> TASK GOAL:
Output the full listing below exactly as it reads, and skip anything that is a picture.

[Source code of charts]
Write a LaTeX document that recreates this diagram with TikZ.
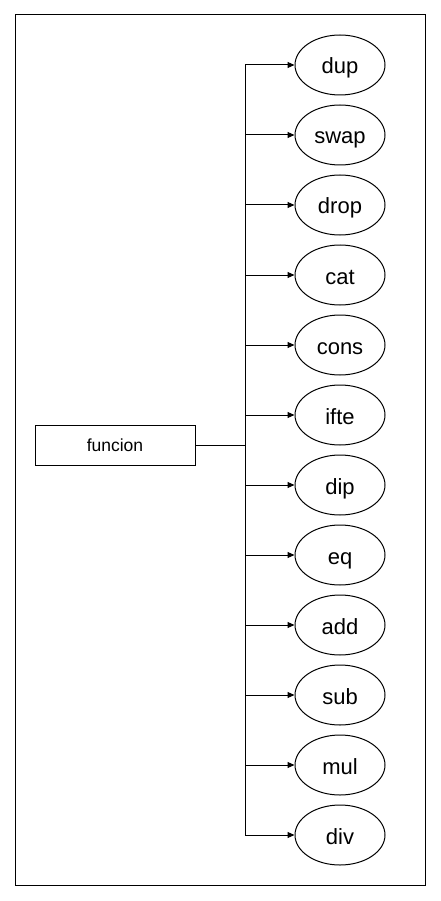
\documentclass[tikz,border=0pt]{standalone}
\usepackage{fontspec}
\setmainfont{Liberation Sans}
\usetikzlibrary{arrows.meta,shapes.geometric}
\tikzset{
  op/.style={ellipse,draw,line width=1pt,minimum width=90pt,minimum height=60pt,inner sep=0pt,text height=22pt,text depth=4pt,font=\fontsize{22}{24}\selectfont},
  fnbox/.style={rectangle,draw,line width=1pt,minimum width=160pt,minimum height=40pt,inner sep=0pt,text height=15pt,text depth=3pt,font=\fontsize{17.5}{20}\selectfont},
}
\begin{document}
\begin{tikzpicture}[x=1pt,y=-1pt,line width=1pt]
      \useasboundingbox (0,0) rectangle (441,901);
      \draw (15,15) rectangle (425,885);
      \node[fnbox] (funcion) at (115,445) {funcion};
      \coordinate (j) at (245,445);
      \draw
        (340,65) node[op] (dup){dup}
        (340,135) node[op] (swap){swap}
        (340,205) node[op] (drop){drop}
        (340,275) node[op] (cat){cat}
        (340,345) node[op] (cons){cons}
        (340,415) node[op] (ifte){ifte}
        (340,485) node[op] (dip){dip}
        (340,555) node[op] (eq){eq}
        (340,625) node[op] (add){add}
        (340,695) node[op] (sub){sub}
        (340,765) node[op] (mul){mul}
        (340,835) node[op] (div){div};
      \draw (funcion.east) -- (j);
      \begin{scope}[-{Stealth[length=7pt,width=6pt,inset=0pt]}]
        \draw (j) |- (dup.west);
        \draw (j) |- (swap.west);
        \draw (j) |- (drop.west);
        \draw (j) |- (cat.west);
        \draw (j) |- (cons.west);
        \draw (j) |- (ifte.west);
        \draw (j) |- (dip.west);
        \draw (j) |- (eq.west);
        \draw (j) |- (add.west);
        \draw (j) |- (sub.west);
        \draw (j) |- (mul.west);
        \draw (j) |- (div.west);
      \end{scope}
    \end{tikzpicture}
\end{document}
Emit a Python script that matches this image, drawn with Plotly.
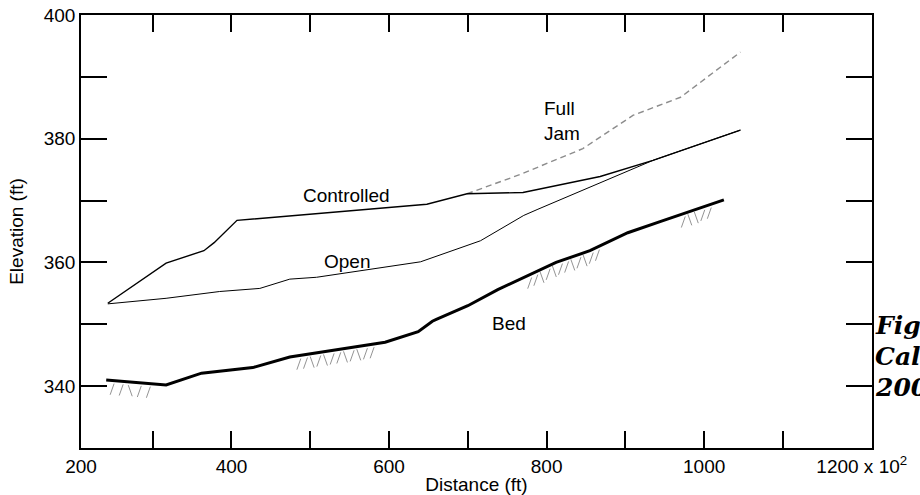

> RESPONSE:
Write a LaTeX document that recreates this diagram with TikZ.
\documentclass[tikz,border=0pt]{standalone}
\usepackage{fontspec}
\setmainfont{Liberation Sans}
\usetikzlibrary{arrows.meta,shapes.geometric}
\tikzset{
  op/.style={ellipse,draw,line width=1pt,minimum width=90pt,minimum height=60pt,inner sep=0pt,text height=22pt,text depth=4pt,font=\fontsize{22}{24}\selectfont},
  fnbox/.style={rectangle,draw,line width=1pt,minimum width=160pt,minimum height=40pt,inner sep=0pt,text height=15pt,text depth=3pt,font=\fontsize{17.5}{20}\selectfont},
}
\begin{document}
\begin{tikzpicture}[x=1pt,y=-1pt,line width=1pt]
      \useasboundingbox (0,0) rectangle (441,901);
      \draw (15,15) rectangle (425,885);
      \node[fnbox] (funcion) at (115,445) {funcion};
      \coordinate (j) at (245,445);
      \draw
        (340,65) node[op] (dup){dup}
        (340,135) node[op] (swap){swap}
        (340,205) node[op] (drop){drop}
        (340,275) node[op] (cat){cat}
        (340,345) node[op] (cons){cons}
        (340,415) node[op] (ifte){ifte}
        (340,485) node[op] (dip){dip}
        (340,555) node[op] (eq){eq}
        (340,625) node[op] (add){add}
        (340,695) node[op] (sub){sub}
        (340,765) node[op] (mul){mul}
        (340,835) node[op] (div){div};
      \draw (funcion.east) -- (j);
      \begin{scope}[-{Stealth[length=7pt,width=6pt,inset=0pt]}]
        \draw (j) |- (dup.west);
        \draw (j) |- (swap.west);
        \draw (j) |- (drop.west);
        \draw (j) |- (cat.west);
        \draw (j) |- (cons.west);
        \draw (j) |- (ifte.west);
        \draw (j) |- (dip.west);
        \draw (j) |- (eq.west);
        \draw (j) |- (add.west);
        \draw (j) |- (sub.west);
        \draw (j) |- (mul.west);
        \draw (j) |- (div.west);
      \end{scope}
    \end{tikzpicture}
\end{document}
Emit a Python script that matches this image, drawn with Plotly.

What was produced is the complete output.